How labour movements and community organizations can work together effectively is at the heart of a cautionary tale shared by Simon Black, Assistant Professor of Labour Studies.
Unions often rely on existing community organizations to help them make essential connections with local stakeholders and activists. But, what happens when community networks are weak or non-existent?
Black answers that question in his recent paper, “Community Unionism without the Community? Lessons from Labour-Community Coalitions in the Canadian Child Care Sector,” which looks at the fight to defend municipal child care centres in Toronto and in nearby Peel Region.
His analysis yields important and timely lessons for community and labour activists alike. The paper was recently recognized with the best article award from the U.S.-based Labor Studies Journal.
According to Black, Ontario’s municipal centres have been under intensive fiscal pressure due to the neoliberal restructuring of public services in the wake of the 2008 financial crisis, despite their global reputation for high-quality child care.
Unions typically stay in the background of such campaigns, preferring to support community and advocacy organizations to act as the face of the campaign. In Toronto, an existing culture of engaged activists and parent groups allowed the union and community to mobilize. A larger grassroots anti-austerity movement that was building in reaction to the City’s budget provided additional momentum. In the end, Toronto’s municipal child care centres were saved.
The municipal centres in Peel were not so fortunate. Activists had employed many of the same tactics, so why were the results so different?
Lacking the strong community ties that buoyed the Toronto campaign, defenders of public child care in Peel were forced to quickly build from scratch a coalition of parents who were new to advocacy and organizing, Black says.

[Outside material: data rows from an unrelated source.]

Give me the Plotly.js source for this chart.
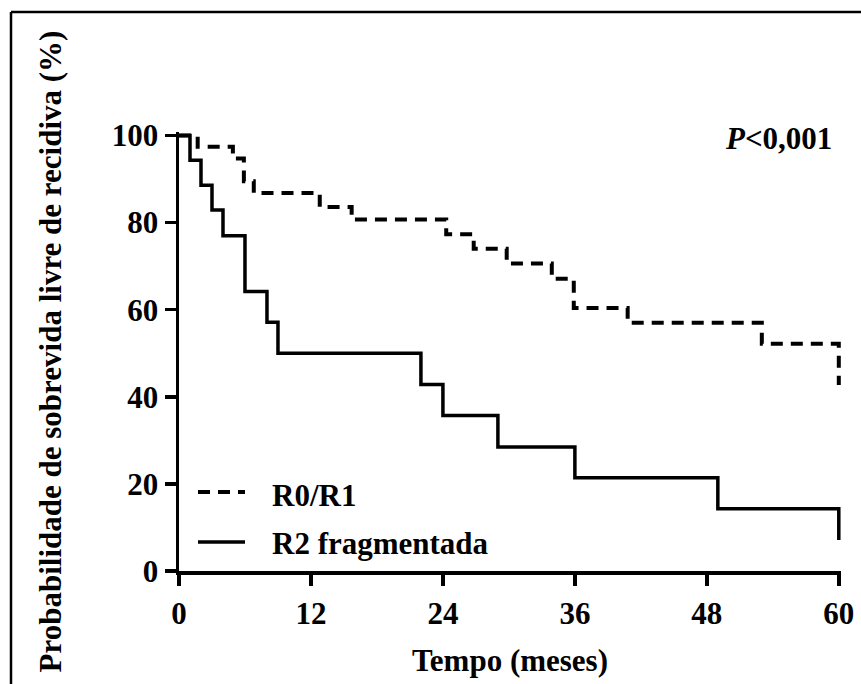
<!DOCTYPE html>
<html>
<head>
<meta charset="utf-8">
<script src="https://cdn.plot.ly/plotly-3.0.1.min.js"></script>
<style>
  html, body { margin: 0; padding: 0; background: #ffffff; }
  #chart { width: 861px; height: 684px; }
</style>
</head>
<body>
<div id="chart"></div>
<script>
// ---- data ----
const seriesNames = ["R0/R1", "R2 fragmentada"];
const r01Time = [0, 1.7, 4.9, 5.9, 6.8, 12.8, 15.7, 24.3, 26.8, 29.8, 33.9, 35.9, 40.8, 53.0, 60];
const r01Surv = [100, 97.4, 94.7, 89.5, 86.8, 83.6, 80.7, 77.3, 74.0, 70.6, 67.1, 60.4, 57.0, 52.2, 42.7];
const r2Time = [0, 1, 2, 3, 4, 6, 8, 9, 22, 24, 29, 36, 49, 60];
const r2Surv = [100, 94.3, 88.6, 82.9, 77.0, 64.2, 57.1, 50.0, 42.8, 35.7, 28.5, 21.4, 14.3, 7.1];
const xTicks = [0, 12, 24, 36, 48, 60];
const yTicks = [0, 20, 40, 60, 80, 100];
const xTitle = "Tempo (meses)";
const yTitle = "Probabilidade de sobrevida livre de recidiva (%)";
const pText = "<i>P</i>&lt;0,001";

// ---- styling ----
const FONT = "Liberation Serif, Times New Roman, serif";
const W = 861, H = 684;
const M = {l: 179, r: 20, t: 132, b: 113};
const plotW = W - M.l - M.r, plotH = H - M.t - M.b;
const px2x = p => (p - M.l) / plotW;       // pixel -> paper x
const px2y = p => (H - M.b - p) / plotH;    // pixel -> paper y

const dashStyle = "12px,8px";
const FS = 31;

const traces = [
  {x: r01Time, y: r01Surv, name: seriesNames[0], mode: "lines",
   line: {shape: "hv", color: "#000", width: 4, dash: dashStyle}, showlegend: false},
  {x: r2Time, y: r2Surv, name: seriesNames[1], mode: "lines",
   line: {shape: "hv", color: "#000", width: 3.5}, showlegend: false}
];

const legY = [492, 542];
const txtFont = {family: FONT, size: FS, weight: "bold", color: "#000"};
const layout = {
  width: W, height: H,
  margin: M,
  paper_bgcolor: "#fff", plot_bgcolor: "#fff",
  font: {family: FONT, color: "#000", weight: "bold"},
  xaxis: {
    range: [0, 60.2], tickvals: xTicks, ticktext: xTicks.map(String),
    showline: true, linecolor: "#000", linewidth: 3.5,
    ticks: "outside", ticklen: 11, tickwidth: 3.5, tickcolor: "#000",
    ticklabelstandoff: 1,
    showgrid: false, zeroline: false,
    tickfont: txtFont,
    title: {text: xTitle, font: txtFont, standoff: 20},
    automargin: false, fixedrange: true
  },
  yaxis: {
    range: [0, 100.8], tickvals: yTicks, ticktext: yTicks.map(String),
    showline: true, linecolor: "#000", linewidth: 3.5,
    ticks: "outside", ticklen: 11, tickwidth: 3.5, tickcolor: "#000",
    showgrid: false, zeroline: false,
    tickfont: txtFont,
    title: {text: yTitle, font: txtFont, standoff: 42},
    automargin: false, fixedrange: true
  },
  shapes: [
    // outer frame (left and top edges)
    {type: "line", xref: "paper", yref: "paper", x0: px2x(11), x1: px2x(11), y0: px2y(12), y1: px2y(H + 5),
     line: {color: "#000", width: 2.5}},
    {type: "line", xref: "paper", yref: "paper", x0: px2x(11), x1: px2x(W + 5), y0: px2y(12), y1: px2y(12),
     line: {color: "#000", width: 2.5}},
    // legend samples
    {type: "line", xref: "paper", yref: "paper", x0: px2x(198), x1: px2x(245), y0: px2y(legY[0]), y1: px2y(legY[0]),
     line: {color: "#000", width: 4, dash: dashStyle}},
    {type: "line", xref: "paper", yref: "paper", x0: px2x(198), x1: px2x(245), y0: px2y(legY[1]), y1: px2y(legY[1]),
     line: {color: "#000", width: 3.5}}
  ],
  annotations: [
    {xref: "paper", yref: "paper", x: px2x(270), y: px2y(legY[0] + 3), xanchor: "left", yanchor: "middle",
     text: seriesNames[0], showarrow: false, font: txtFont},
    {xref: "paper", yref: "paper", x: px2x(270), y: px2y(legY[1] + 1), xanchor: "left", yanchor: "middle",
     text: seriesNames[1], showarrow: false, font: txtFont},
    {xref: "paper", yref: "paper", x: px2x(834), y: px2y(138), xanchor: "right", yanchor: "middle",
     text: pText, showarrow: false, font: txtFont}
  ]
};

Plotly.newPlot("chart", traces, layout, {displayModeBar: false, staticPlot: true});
</script>
</body>
</html>
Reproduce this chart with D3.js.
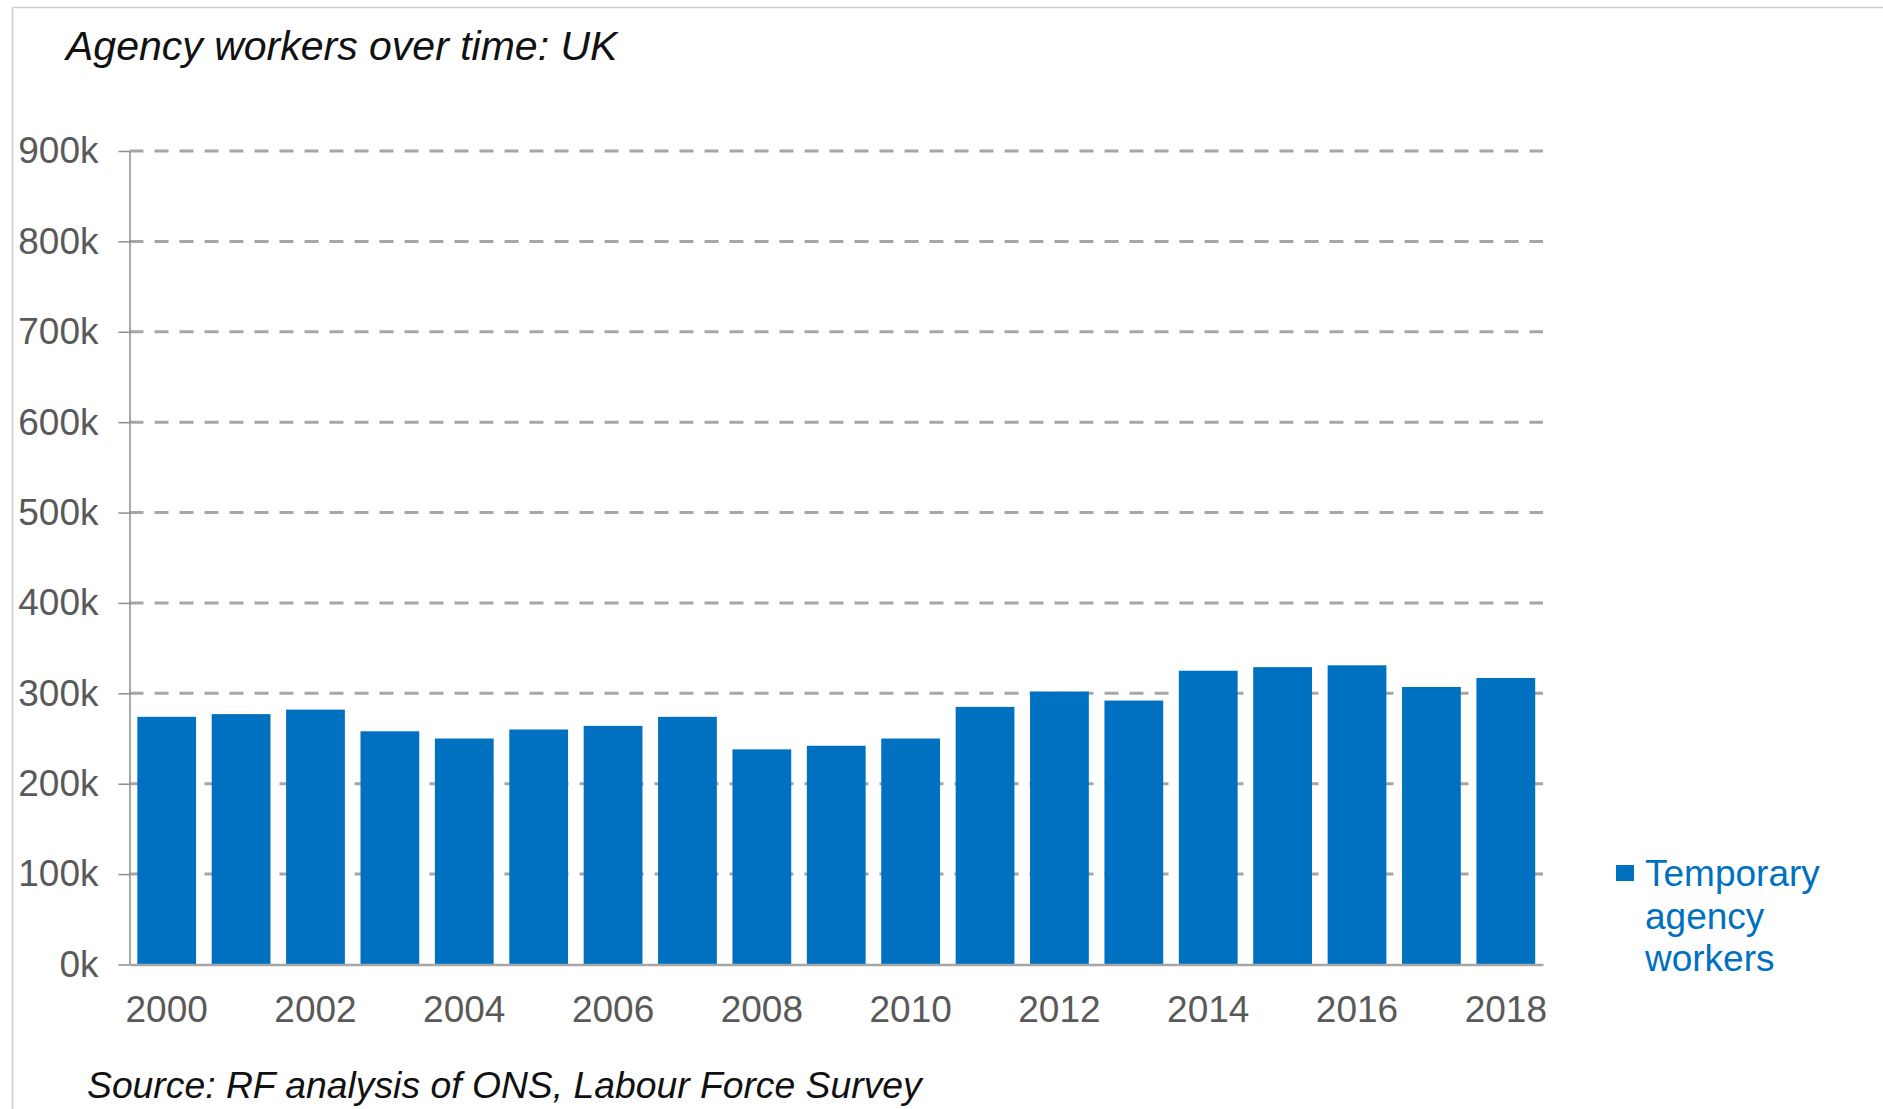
<!DOCTYPE html>
<html>
<head>
<meta charset="utf-8">
<script src="https://cdn.jsdelivr.net/npm/d3@7"></script>
<style>
  html, body { margin: 0; padding: 0; background: #fff; }
  svg { display: block; font-family: "Liberation Sans", Arial, sans-serif; }
</style>
</head>
<body>
<svg id="chart" width="1883" height="1109"></svg>
<script>
// Temporary agency workers in the UK, by year
const years = ["2000","2001","2002","2003","2004","2005","2006","2007","2008","2009",
               "2010","2011","2012","2013","2014","2015","2016","2017","2018"];
const agencyWorkers = [274000, 277000, 282000, 258000, 250000, 260000, 264000, 274000, 238000, 242000,
                       250000, 285000, 302000, 292000, 325000, 329000, 331000, 307000, 317000];
const yTicks = [0, 100000, 200000, 300000, 400000, 500000, 600000, 700000, 800000, 900000];
const xTickLabels = ["2000","2002","2004","2006","2008","2010","2012","2014","2016","2018"];
const legendLines = ["Temporary", "agency", "workers"];

const svg = d3.select("#chart");
const W = 1883, H = 1109;
const plot = { left: 129.5, right: 1543, top: 151, bottom: 964.5 };
const barColor = "#0070C0";
const gridColor = "#a6a6a6";
const labelColor = "#595959";

// outer frame (top and left edges)
svg.append("path")
  .attr("d", `M12.5,${H} L12.5,7.5 L${W},7.5`)
  .attr("fill", "none")
  .attr("stroke", "#cfcfcf")
  .attr("stroke-width", 1.5);

const x = d3.scaleBand()
  .domain(years)
  .range([plot.left, plot.right])
  .paddingInner(0.21)
  .paddingOuter(0.105);

const y = d3.scaleLinear()
  .domain([0, 900000])
  .range([plot.bottom, plot.top]);

// dashed horizontal gridlines
svg.append("g")
  .selectAll("line")
  .data(yTicks.filter(d => d > 0))
  .join("line")
  .attr("x1", plot.left)
  .attr("x2", plot.right)
  .attr("y1", d => y(d))
  .attr("y2", d => y(d))
  .attr("stroke", gridColor)
  .attr("stroke-width", 3)
  .attr("stroke-dasharray", "14,11");

// bars
svg.append("g")
  .selectAll("rect")
  .data(years.map((yr, i) => ({ yr, v: agencyWorkers[i] })))
  .join("rect")
  .attr("x", d => x(d.yr))
  .attr("width", x.bandwidth())
  .attr("y", d => y(d.v))
  .attr("height", d => y(0) - y(d.v))
  .attr("fill", barColor);

// y axis
const yAxis = svg.append("g")
  .attr("transform", `translate(${plot.left},0)`)
  .call(d3.axisLeft(y)
    .tickValues(yTicks)
    .tickFormat(d => (d / 1000) + "k")
    .tickSize(11)
    .tickSizeOuter(0)
    .tickPadding(20));
yAxis.select(".domain").attr("stroke", "#8c8c8c").attr("stroke-width", 1.5);
yAxis.selectAll(".tick line").attr("stroke", "#8c8c8c").attr("stroke-width", 1.5);
yAxis.selectAll(".tick text")
  .attr("fill", labelColor)
  .attr("font-size", 37)
  .attr("font-family", "Liberation Sans, Arial, sans-serif");

// x axis
const xAxis = svg.append("g")
  .attr("transform", `translate(0,${plot.bottom})`)
  .call(d3.axisBottom(x)
    .tickValues(xTickLabels)
    .tickSize(0)
    .tickSizeOuter(0)
    .tickPadding(31));
xAxis.select(".domain").attr("stroke", gridColor).attr("stroke-width", 2.5);
xAxis.selectAll(".tick text")
  .attr("fill", labelColor)
  .attr("font-size", 37)
  .attr("font-family", "Liberation Sans, Arial, sans-serif");

// title
svg.append("text")
  .attr("x", 66)
  .attr("y", 60)
  .attr("font-size", 41)
  .attr("font-style", "italic")
  .attr("fill", "#111")
  .text("Agency workers over time: UK");

// source note
svg.append("text")
  .attr("x", 87)
  .attr("y", 1098)
  .attr("font-size", 37.3)
  .attr("font-style", "italic")
  .attr("fill", "#111")
  .text("Source: RF analysis of ONS, Labour Force Survey");

// legend
const legend = svg.append("g");
legend.append("rect")
  .attr("x", 1616)
  .attr("y", 865)
  .attr("width", 18)
  .attr("height", 16)
  .attr("fill", barColor);
legend.selectAll("text")
  .data(legendLines)
  .join("text")
  .attr("x", 1645)
  .attr("y", (d, i) => 886 + i * 42.5)
  .attr("font-size", 37)
  .attr("fill", barColor)
  .text(d => d);
</script>
</body>
</html>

In a very short time, the Peel campaign had mobilized hundreds of supporters and put considerable pressure on local politicians.
In what seemed like a reprieve for the centres, Peel council voted to defer their decision on closures for nine months. But, instead of victory, the campaign petered out as exhausted parents were unable to sustain the necessary momentum, says Black.
“It was definitely part of Peel’s strategy to have a time out, to break the momentum of the activists,” he says.
Ultimately, Peel’s child care advocates lost their battle and the municipal centres were closed.
Black suggests that labour activism is often most needed where it is least welcome: in conservative-leaning suburbs where unions are likely to face public hostility.
“Unions have to play a role that’s not just in the background, despite the fear of a taxpayer or political backlash,” he says. “They have to go in and organize tenants, organize unorganized workers, organize parents and students, to build the power of the community before you can have a good community-union partnership.”
He acknowledges that community organizing is difficult and resource-intensive but says, “the alternative is privatization, the closure of daycares, the closure of hospitals.”
“In labour studies, you hope to reach a broad audience of working people and you hope that your research informs union and community strategies to defend things like high-quality child care, especially in the current political climate.”
With recent provincial budget announcements by Doug Ford’s Conservative government, Black expects similar struggles to erupt again in Ontario.
“Take something like the 50 per cent cut in funding for public library services,” he says. “You could see community and labour coming together to save library services in St. Catharines. That could be the kind of fight we see.”
The recognition of “Community Unionism without the Community?” by the Labor Studies Journal is “particularly impressive for a paper focusing on Canada,” says Kendra Coulter, Chair of the Department of Labour Studies.
Although his paper examines a Canadian labour struggle in the child care sector, Black says “the broader question of labour and community” is what interests American readers.
How to effectively navigate the complex, and sometimes fractious, relationships between unions and community groups, “is something that labour studies scholars in the U.S. have been trying to figure out for some time,” he says.
Black’s paper concludes that effective community unionism is impossible without community.
“In this time of austerity,” says Black, “if we’re going to defend public services like libraries, child care centres, and hospitals, we’re going to have to work through how communities and labour movements can work together.”